*** PROVIDED DATA

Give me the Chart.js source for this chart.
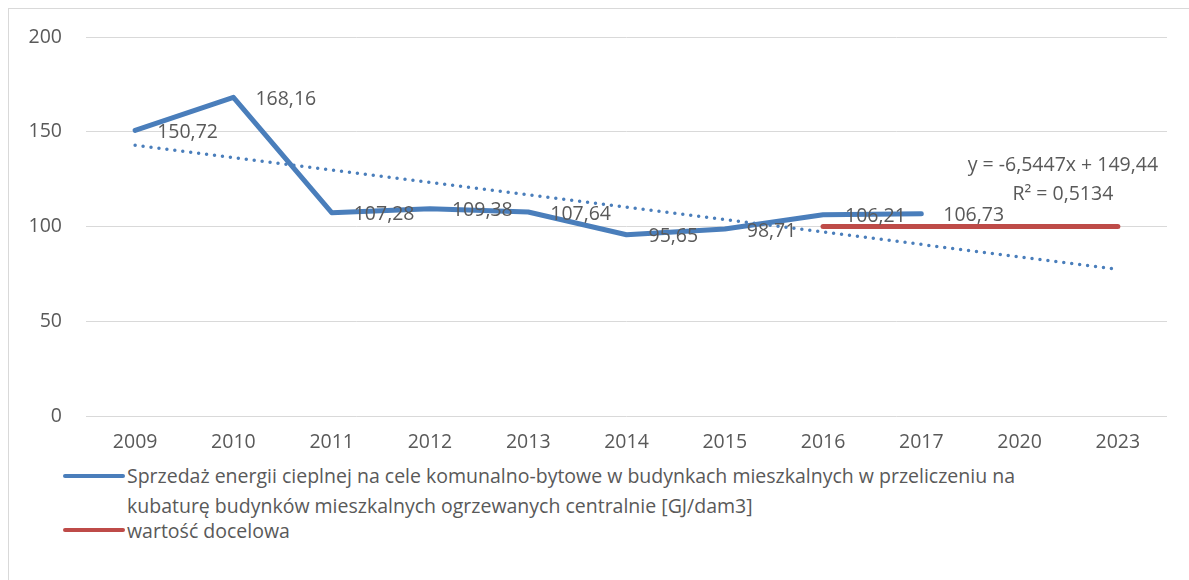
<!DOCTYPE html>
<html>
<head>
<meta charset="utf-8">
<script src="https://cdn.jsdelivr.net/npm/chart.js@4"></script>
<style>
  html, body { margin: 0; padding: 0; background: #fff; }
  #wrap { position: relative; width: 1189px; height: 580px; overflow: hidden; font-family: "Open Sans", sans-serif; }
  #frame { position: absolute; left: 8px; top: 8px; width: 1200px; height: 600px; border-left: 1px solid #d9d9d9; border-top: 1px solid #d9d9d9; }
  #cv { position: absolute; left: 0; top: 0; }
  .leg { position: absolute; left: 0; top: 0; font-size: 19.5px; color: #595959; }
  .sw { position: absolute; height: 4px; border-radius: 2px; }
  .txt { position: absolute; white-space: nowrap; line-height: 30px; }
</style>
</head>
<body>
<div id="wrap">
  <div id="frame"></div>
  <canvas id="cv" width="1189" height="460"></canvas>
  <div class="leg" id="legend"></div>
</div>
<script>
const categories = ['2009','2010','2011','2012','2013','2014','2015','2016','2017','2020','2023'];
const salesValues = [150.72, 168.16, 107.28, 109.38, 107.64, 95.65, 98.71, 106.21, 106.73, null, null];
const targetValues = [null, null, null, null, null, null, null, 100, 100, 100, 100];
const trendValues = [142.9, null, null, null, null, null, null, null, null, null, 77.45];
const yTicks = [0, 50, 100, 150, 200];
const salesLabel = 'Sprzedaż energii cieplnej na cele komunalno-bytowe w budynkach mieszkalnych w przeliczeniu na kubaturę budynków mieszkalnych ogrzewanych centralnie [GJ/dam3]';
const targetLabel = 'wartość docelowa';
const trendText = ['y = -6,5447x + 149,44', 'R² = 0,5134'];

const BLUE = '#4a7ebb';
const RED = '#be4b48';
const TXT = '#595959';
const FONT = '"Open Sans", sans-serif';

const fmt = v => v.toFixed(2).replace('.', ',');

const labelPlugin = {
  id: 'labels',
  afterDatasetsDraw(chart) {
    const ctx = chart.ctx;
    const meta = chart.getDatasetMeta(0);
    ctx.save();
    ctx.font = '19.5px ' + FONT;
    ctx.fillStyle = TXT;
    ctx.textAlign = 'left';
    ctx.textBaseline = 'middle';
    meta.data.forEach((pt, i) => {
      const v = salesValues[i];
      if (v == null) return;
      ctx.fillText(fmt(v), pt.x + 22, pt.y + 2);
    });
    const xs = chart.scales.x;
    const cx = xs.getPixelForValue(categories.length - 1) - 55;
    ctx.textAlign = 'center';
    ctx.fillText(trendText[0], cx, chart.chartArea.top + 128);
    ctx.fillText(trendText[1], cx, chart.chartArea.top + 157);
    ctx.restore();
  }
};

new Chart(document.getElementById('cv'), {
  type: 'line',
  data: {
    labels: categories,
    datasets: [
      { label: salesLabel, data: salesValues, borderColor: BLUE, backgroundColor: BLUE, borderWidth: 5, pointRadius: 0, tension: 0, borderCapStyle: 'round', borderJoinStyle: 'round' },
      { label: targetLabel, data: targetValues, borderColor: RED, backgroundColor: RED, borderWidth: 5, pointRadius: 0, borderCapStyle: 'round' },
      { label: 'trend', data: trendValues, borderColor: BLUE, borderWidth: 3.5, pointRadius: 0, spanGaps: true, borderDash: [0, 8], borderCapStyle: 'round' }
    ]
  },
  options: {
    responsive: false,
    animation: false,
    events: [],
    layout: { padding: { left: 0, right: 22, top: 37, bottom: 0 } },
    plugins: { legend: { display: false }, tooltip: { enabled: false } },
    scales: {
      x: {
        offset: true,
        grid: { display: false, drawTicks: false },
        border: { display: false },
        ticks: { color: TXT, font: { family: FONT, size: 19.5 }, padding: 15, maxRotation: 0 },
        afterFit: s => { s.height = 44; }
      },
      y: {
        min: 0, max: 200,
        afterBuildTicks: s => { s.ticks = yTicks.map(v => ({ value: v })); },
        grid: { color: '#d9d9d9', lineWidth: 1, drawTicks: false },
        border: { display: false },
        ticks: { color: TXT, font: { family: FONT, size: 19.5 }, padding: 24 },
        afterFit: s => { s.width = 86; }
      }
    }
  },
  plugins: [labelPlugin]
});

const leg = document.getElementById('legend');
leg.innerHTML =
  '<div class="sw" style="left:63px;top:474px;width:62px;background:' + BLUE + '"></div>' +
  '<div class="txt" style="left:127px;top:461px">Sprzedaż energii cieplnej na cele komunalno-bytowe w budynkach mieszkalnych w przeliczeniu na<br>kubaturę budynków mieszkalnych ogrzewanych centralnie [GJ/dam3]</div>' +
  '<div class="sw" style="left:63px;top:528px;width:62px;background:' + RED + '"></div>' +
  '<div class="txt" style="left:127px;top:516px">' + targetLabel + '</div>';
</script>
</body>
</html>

******

Leave out the pictures and give the listing above again exactly.

SOLUTION TO THIS EXERCISE:
Give me the Chart.js source for this chart.
<!DOCTYPE html>
<html>
<head>
<meta charset="utf-8">
<script src="https://cdn.jsdelivr.net/npm/chart.js@4"></script>
<style>
  html, body { margin: 0; padding: 0; background: #fff; }
  #wrap { position: relative; width: 1189px; height: 580px; overflow: hidden; font-family: "Open Sans", sans-serif; }
  #frame { position: absolute; left: 8px; top: 8px; width: 1200px; height: 600px; border-left: 1px solid #d9d9d9; border-top: 1px solid #d9d9d9; }
  #cv { position: absolute; left: 0; top: 0; }
  .leg { position: absolute; left: 0; top: 0; font-size: 19.5px; color: #595959; }
  .sw { position: absolute; height: 4px; border-radius: 2px; }
  .txt { position: absolute; white-space: nowrap; line-height: 30px; }
</style>
</head>
<body>
<div id="wrap">
  <div id="frame"></div>
  <canvas id="cv" width="1189" height="460"></canvas>
  <div class="leg" id="legend"></div>
</div>
<script>
const categories = ['2009','2010','2011','2012','2013','2014','2015','2016','2017','2020','2023'];
const salesValues = [150.72, 168.16, 107.28, 109.38, 107.64, 95.65, 98.71, 106.21, 106.73, null, null];
const targetValues = [null, null, null, null, null, null, null, 100, 100, 100, 100];
const trendValues = [142.9, null, null, null, null, null, null, null, null, null, 77.45];
const yTicks = [0, 50, 100, 150, 200];
const salesLabel = 'Sprzedaż energii cieplnej na cele komunalno-bytowe w budynkach mieszkalnych w przeliczeniu na kubaturę budynków mieszkalnych ogrzewanych centralnie [GJ/dam3]';
const targetLabel = 'wartość docelowa';
const trendText = ['y = -6,5447x + 149,44', 'R² = 0,5134'];

const BLUE = '#4a7ebb';
const RED = '#be4b48';
const TXT = '#595959';
const FONT = '"Open Sans", sans-serif';

const fmt = v => v.toFixed(2).replace('.', ',');

const labelPlugin = {
  id: 'labels',
  afterDatasetsDraw(chart) {
    const ctx = chart.ctx;
    const meta = chart.getDatasetMeta(0);
    ctx.save();
    ctx.font = '19.5px ' + FONT;
    ctx.fillStyle = TXT;
    ctx.textAlign = 'left';
    ctx.textBaseline = 'middle';
    meta.data.forEach((pt, i) => {
      const v = salesValues[i];
      if (v == null) return;
      ctx.fillText(fmt(v), pt.x + 22, pt.y + 2);
    });
    const xs = chart.scales.x;
    const cx = xs.getPixelForValue(categories.length - 1) - 55;
    ctx.textAlign = 'center';
    ctx.fillText(trendText[0], cx, chart.chartArea.top + 128);
    ctx.fillText(trendText[1], cx, chart.chartArea.top + 157);
    ctx.restore();
  }
};

new Chart(document.getElementById('cv'), {
  type: 'line',
  data: {
    labels: categories,
    datasets: [
      { label: salesLabel, data: salesValues, borderColor: BLUE, backgroundColor: BLUE, borderWidth: 5, pointRadius: 0, tension: 0, borderCapStyle: 'round', borderJoinStyle: 'round' },
      { label: targetLabel, data: targetValues, borderColor: RED, backgroundColor: RED, borderWidth: 5, pointRadius: 0, borderCapStyle: 'round' },
      { label: 'trend', data: trendValues, borderColor: BLUE, borderWidth: 3.5, pointRadius: 0, spanGaps: true, borderDash: [0, 8], borderCapStyle: 'round' }
    ]
  },
  options: {
    responsive: false,
    animation: false,
    events: [],
    layout: { padding: { left: 0, right: 22, top: 37, bottom: 0 } },
    plugins: { legend: { display: false }, tooltip: { enabled: false } },
    scales: {
      x: {
        offset: true,
        grid: { display: false, drawTicks: false },
        border: { display: false },
        ticks: { color: TXT, font: { family: FONT, size: 19.5 }, padding: 15, maxRotation: 0 },
        afterFit: s => { s.height = 44; }
      },
      y: {
        min: 0, max: 200,
        afterBuildTicks: s => { s.ticks = yTicks.map(v => ({ value: v })); },
        grid: { color: '#d9d9d9', lineWidth: 1, drawTicks: false },
        border: { display: false },
        ticks: { color: TXT, font: { family: FONT, size: 19.5 }, padding: 24 },
        afterFit: s => { s.width = 86; }
      }
    }
  },
  plugins: [labelPlugin]
});

const leg = document.getElementById('legend');
leg.innerHTML =
  '<div class="sw" style="left:63px;top:474px;width:62px;background:' + BLUE + '"></div>' +
  '<div class="txt" style="left:127px;top:461px">Sprzedaż energii cieplnej na cele komunalno-bytowe w budynkach mieszkalnych w przeliczeniu na<br>kubaturę budynków mieszkalnych ogrzewanych centralnie [GJ/dam3]</div>' +
  '<div class="sw" style="left:63px;top:528px;width:62px;background:' + RED + '"></div>' +
  '<div class="txt" style="left:127px;top:516px">' + targetLabel + '</div>';
</script>
</body>
</html>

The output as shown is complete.